Jan. 31–DURHAM — A year after being forced to limit its enrollment due to poor performance by its graduates on the state’s professional licensure exam, N.C. Central University’s nursing program has rebounded impressively.

In 2007, 91 percent of NCCU’s nursing program graduates passed the state exam, a nine-point improvement over the prior year. It was the first time in six years that NCCU’s nursing graduates had reached the UNC system’s 85 percent passage rate benchmark.

Last year, the program’s enrollment was docked 15 percent — or about 18 students — under a rule punishing UNC-system campuses whose nursing graduates don’t hit the system’s 85 percent passage standard two years in a row. That meant that this year it enrolled 18 fewer students than its 125-student maximum, a ceiling set by the state Board of Nursing.

The reduction was a blow to a program charged by the UNC system with doubling its number of graduates by 2010. But even last year, there were signs of a renaissance. The 82 percent passage rate in 2006 was an improvement over the 65 percent rate the prior year. The state board requires a 75 percent passage rate.

Lorna Harris, the program’s director, attributed the improvement in part to a series of changes within the program, including a new emphasis on advising, the creation in 2006 of a student support office and a change in admissions policy requiring applicants to have a 2.5 grade point average in the sciences.

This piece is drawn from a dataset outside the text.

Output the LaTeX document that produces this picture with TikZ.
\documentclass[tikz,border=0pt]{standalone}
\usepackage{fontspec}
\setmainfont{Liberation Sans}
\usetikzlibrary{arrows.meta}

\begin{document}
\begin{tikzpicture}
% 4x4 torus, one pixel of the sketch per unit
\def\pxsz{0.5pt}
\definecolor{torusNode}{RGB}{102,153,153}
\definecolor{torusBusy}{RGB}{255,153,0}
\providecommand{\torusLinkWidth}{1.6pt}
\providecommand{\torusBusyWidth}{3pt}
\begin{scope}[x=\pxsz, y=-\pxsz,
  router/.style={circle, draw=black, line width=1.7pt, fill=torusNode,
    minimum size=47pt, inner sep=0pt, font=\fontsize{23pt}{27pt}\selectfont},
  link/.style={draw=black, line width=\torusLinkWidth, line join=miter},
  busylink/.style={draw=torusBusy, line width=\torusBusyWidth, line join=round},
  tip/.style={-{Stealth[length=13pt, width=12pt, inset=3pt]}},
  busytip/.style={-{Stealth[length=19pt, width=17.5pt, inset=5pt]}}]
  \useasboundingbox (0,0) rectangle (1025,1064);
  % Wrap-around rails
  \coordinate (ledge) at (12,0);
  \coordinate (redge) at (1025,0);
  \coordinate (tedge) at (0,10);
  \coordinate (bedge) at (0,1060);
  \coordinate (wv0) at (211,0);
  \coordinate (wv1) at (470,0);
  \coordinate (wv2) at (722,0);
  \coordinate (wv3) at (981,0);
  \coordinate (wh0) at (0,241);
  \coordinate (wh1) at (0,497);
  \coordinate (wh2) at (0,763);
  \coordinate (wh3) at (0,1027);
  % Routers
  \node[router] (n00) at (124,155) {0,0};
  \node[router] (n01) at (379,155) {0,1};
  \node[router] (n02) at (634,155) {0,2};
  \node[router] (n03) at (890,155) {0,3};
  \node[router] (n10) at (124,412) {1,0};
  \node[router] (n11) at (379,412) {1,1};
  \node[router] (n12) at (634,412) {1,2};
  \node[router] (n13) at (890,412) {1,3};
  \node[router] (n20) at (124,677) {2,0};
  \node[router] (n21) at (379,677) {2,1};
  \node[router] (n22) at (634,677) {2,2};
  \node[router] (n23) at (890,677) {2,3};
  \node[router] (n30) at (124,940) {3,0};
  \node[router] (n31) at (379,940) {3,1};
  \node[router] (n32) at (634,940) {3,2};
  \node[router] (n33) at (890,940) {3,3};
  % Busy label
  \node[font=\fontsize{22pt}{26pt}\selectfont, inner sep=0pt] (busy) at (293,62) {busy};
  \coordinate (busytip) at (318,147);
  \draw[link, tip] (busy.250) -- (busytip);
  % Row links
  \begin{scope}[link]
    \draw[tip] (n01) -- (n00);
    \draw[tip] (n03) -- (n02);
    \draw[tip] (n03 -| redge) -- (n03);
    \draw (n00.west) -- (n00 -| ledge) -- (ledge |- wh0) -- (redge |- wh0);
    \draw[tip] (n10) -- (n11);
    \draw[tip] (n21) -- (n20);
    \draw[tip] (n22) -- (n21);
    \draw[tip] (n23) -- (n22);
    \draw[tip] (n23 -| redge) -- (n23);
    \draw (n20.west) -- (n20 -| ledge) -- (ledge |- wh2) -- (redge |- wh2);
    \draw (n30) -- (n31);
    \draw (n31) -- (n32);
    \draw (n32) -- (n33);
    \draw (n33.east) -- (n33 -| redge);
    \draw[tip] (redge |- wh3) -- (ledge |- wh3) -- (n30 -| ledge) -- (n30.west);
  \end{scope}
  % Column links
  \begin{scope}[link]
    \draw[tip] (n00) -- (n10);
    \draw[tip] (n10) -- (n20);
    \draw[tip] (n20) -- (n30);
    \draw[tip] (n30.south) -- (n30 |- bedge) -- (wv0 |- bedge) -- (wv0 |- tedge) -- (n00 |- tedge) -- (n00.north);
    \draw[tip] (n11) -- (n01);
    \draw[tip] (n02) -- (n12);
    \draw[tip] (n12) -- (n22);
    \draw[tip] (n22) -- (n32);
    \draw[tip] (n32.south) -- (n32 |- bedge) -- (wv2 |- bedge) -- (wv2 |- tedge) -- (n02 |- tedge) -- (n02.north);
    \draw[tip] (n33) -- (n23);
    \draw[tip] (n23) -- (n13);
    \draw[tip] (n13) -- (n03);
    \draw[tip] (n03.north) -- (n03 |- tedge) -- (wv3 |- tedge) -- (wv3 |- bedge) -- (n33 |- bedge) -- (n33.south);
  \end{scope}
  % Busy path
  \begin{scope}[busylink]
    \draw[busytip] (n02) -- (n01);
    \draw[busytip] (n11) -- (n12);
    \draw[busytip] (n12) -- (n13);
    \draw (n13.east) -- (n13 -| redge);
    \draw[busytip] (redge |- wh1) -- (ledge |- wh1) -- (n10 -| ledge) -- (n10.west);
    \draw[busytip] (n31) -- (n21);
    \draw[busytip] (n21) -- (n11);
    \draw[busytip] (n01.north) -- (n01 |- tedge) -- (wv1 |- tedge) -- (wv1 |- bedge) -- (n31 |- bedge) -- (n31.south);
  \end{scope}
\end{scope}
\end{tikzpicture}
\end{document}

“It’s good news, and I attribute it to hard work on the part of the faculty and the students,” Harris said. “Now we hope to aggressively recruit students to our program.”

Its enrollment shackles now off, the program has high hopes: a plan to continue adding students and faculty in the hopes of becoming a full-fledged professional school, Harris said.

According to the state board, 39 of 43 NCCU students passed the exam, accounting for the 91 percent passage rate. Durham Technical Community College’s nursing grads posted a 93 percent passage rate; at UNC-Chapel Hill, 93 percent passed, and at the Watts School of Nursing in Durham, 96 percent passed. Ninety percent of Duke’s nursing grads passed the exam, according to the same data.